▶ [The request]:
Quote the listing in full, exactly as given, minus any pictures.

┄┄┄┄┄┄┄┄┄┄

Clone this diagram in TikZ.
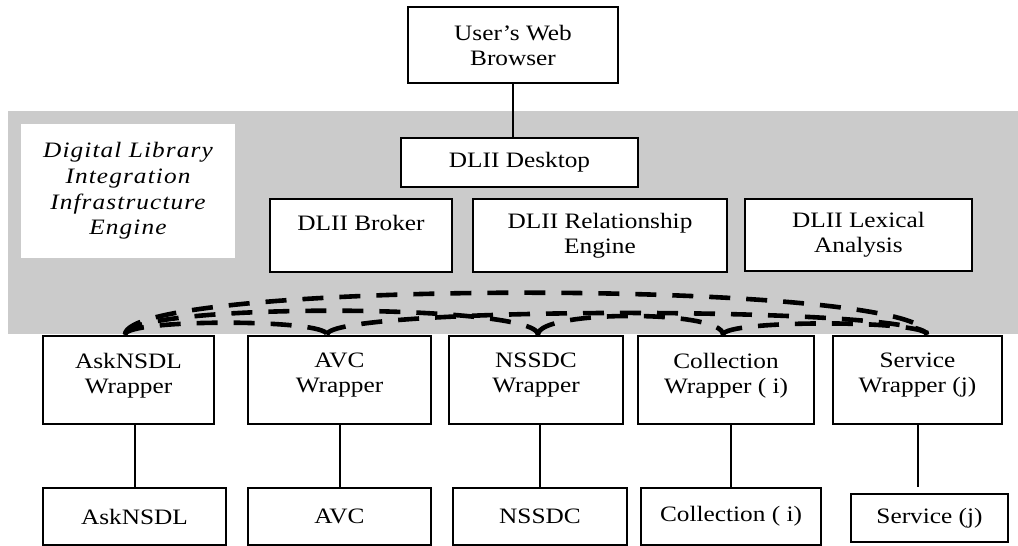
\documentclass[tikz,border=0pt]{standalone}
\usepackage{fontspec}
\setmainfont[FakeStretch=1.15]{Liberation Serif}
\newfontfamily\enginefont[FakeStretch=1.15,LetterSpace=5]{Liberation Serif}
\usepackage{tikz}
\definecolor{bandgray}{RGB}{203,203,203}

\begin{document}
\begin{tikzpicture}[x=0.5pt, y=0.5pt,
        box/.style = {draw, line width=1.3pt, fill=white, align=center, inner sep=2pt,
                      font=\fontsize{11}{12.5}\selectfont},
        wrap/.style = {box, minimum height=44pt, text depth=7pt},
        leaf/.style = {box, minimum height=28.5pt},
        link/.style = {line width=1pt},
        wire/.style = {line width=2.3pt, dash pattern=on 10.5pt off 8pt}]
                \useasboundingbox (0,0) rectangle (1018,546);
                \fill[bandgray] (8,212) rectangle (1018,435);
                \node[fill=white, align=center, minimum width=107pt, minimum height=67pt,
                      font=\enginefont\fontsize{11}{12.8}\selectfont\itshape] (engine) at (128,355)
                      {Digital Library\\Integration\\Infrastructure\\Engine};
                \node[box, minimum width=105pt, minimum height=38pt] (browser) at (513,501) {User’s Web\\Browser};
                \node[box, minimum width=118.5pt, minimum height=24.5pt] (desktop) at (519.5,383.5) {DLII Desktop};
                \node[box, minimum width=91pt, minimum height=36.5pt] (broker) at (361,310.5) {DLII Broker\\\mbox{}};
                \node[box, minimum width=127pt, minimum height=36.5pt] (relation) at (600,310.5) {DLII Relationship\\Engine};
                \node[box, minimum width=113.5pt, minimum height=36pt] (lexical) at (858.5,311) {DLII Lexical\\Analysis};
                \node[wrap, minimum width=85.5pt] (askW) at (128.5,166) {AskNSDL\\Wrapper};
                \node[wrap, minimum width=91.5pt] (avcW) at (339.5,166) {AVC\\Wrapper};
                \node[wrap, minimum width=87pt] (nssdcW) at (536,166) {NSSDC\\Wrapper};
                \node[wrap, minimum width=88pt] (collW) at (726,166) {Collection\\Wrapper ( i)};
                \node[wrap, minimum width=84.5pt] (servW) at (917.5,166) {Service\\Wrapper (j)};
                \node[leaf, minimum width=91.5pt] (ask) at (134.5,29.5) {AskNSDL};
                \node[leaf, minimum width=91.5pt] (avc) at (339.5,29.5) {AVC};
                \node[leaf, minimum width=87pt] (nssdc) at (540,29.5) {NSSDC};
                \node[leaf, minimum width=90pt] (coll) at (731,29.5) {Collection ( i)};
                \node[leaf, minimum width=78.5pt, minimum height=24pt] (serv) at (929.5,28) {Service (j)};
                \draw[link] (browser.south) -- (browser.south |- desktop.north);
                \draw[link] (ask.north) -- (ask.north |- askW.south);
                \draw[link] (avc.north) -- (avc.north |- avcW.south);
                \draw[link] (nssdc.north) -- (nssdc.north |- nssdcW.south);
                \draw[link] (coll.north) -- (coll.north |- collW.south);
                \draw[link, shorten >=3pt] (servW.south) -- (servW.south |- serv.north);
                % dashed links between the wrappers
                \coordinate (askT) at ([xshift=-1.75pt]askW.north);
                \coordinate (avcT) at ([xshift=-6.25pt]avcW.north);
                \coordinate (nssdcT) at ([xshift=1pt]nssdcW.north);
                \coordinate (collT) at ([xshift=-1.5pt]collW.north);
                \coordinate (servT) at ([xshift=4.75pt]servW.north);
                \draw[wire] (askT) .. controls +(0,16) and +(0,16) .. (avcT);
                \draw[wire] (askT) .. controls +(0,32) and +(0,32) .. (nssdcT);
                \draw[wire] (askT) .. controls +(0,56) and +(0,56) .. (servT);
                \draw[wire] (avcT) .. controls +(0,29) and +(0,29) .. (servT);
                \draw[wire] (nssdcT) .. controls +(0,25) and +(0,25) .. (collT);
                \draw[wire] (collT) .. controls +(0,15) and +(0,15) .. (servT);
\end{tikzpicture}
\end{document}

┄┄┄┄┄┄┄┄┄┄

▶ [Solution below]:
Clone this diagram in TikZ.
\documentclass[tikz,border=0pt]{standalone}
\usepackage{fontspec}
\setmainfont[FakeStretch=1.15]{Liberation Serif}
\newfontfamily\enginefont[FakeStretch=1.15,LetterSpace=5]{Liberation Serif}
\usepackage{tikz}
\definecolor{bandgray}{RGB}{203,203,203}

\begin{document}
\begin{tikzpicture}[x=0.5pt, y=0.5pt,
        box/.style = {draw, line width=1.3pt, fill=white, align=center, inner sep=2pt,
                      font=\fontsize{11}{12.5}\selectfont},
        wrap/.style = {box, minimum height=44pt, text depth=7pt},
        leaf/.style = {box, minimum height=28.5pt},
        link/.style = {line width=1pt},
        wire/.style = {line width=2.3pt, dash pattern=on 10.5pt off 8pt}]
                \useasboundingbox (0,0) rectangle (1018,546);
                \fill[bandgray] (8,212) rectangle (1018,435);
                \node[fill=white, align=center, minimum width=107pt, minimum height=67pt,
                      font=\enginefont\fontsize{11}{12.8}\selectfont\itshape] (engine) at (128,355)
                      {Digital Library\\Integration\\Infrastructure\\Engine};
                \node[box, minimum width=105pt, minimum height=38pt] (browser) at (513,501) {User’s Web\\Browser};
                \node[box, minimum width=118.5pt, minimum height=24.5pt] (desktop) at (519.5,383.5) {DLII Desktop};
                \node[box, minimum width=91pt, minimum height=36.5pt] (broker) at (361,310.5) {DLII Broker\\\mbox{}};
                \node[box, minimum width=127pt, minimum height=36.5pt] (relation) at (600,310.5) {DLII Relationship\\Engine};
                \node[box, minimum width=113.5pt, minimum height=36pt] (lexical) at (858.5,311) {DLII Lexical\\Analysis};
                \node[wrap, minimum width=85.5pt] (askW) at (128.5,166) {AskNSDL\\Wrapper};
                \node[wrap, minimum width=91.5pt] (avcW) at (339.5,166) {AVC\\Wrapper};
                \node[wrap, minimum width=87pt] (nssdcW) at (536,166) {NSSDC\\Wrapper};
                \node[wrap, minimum width=88pt] (collW) at (726,166) {Collection\\Wrapper ( i)};
                \node[wrap, minimum width=84.5pt] (servW) at (917.5,166) {Service\\Wrapper (j)};
                \node[leaf, minimum width=91.5pt] (ask) at (134.5,29.5) {AskNSDL};
                \node[leaf, minimum width=91.5pt] (avc) at (339.5,29.5) {AVC};
                \node[leaf, minimum width=87pt] (nssdc) at (540,29.5) {NSSDC};
                \node[leaf, minimum width=90pt] (coll) at (731,29.5) {Collection ( i)};
                \node[leaf, minimum width=78.5pt, minimum height=24pt] (serv) at (929.5,28) {Service (j)};
                \draw[link] (browser.south) -- (browser.south |- desktop.north);
                \draw[link] (ask.north) -- (ask.north |- askW.south);
                \draw[link] (avc.north) -- (avc.north |- avcW.south);
                \draw[link] (nssdc.north) -- (nssdc.north |- nssdcW.south);
                \draw[link] (coll.north) -- (coll.north |- collW.south);
                \draw[link, shorten >=3pt] (servW.south) -- (servW.south |- serv.north);
                % dashed links between the wrappers
                \coordinate (askT) at ([xshift=-1.75pt]askW.north);
                \coordinate (avcT) at ([xshift=-6.25pt]avcW.north);
                \coordinate (nssdcT) at ([xshift=1pt]nssdcW.north);
                \coordinate (collT) at ([xshift=-1.5pt]collW.north);
                \coordinate (servT) at ([xshift=4.75pt]servW.north);
                \draw[wire] (askT) .. controls +(0,16) and +(0,16) .. (avcT);
                \draw[wire] (askT) .. controls +(0,32) and +(0,32) .. (nssdcT);
                \draw[wire] (askT) .. controls +(0,56) and +(0,56) .. (servT);
                \draw[wire] (avcT) .. controls +(0,29) and +(0,29) .. (servT);
                \draw[wire] (nssdcT) .. controls +(0,25) and +(0,25) .. (collT);
                \draw[wire] (collT) .. controls +(0,15) and +(0,15) .. (servT);
\end{tikzpicture}
\end{document}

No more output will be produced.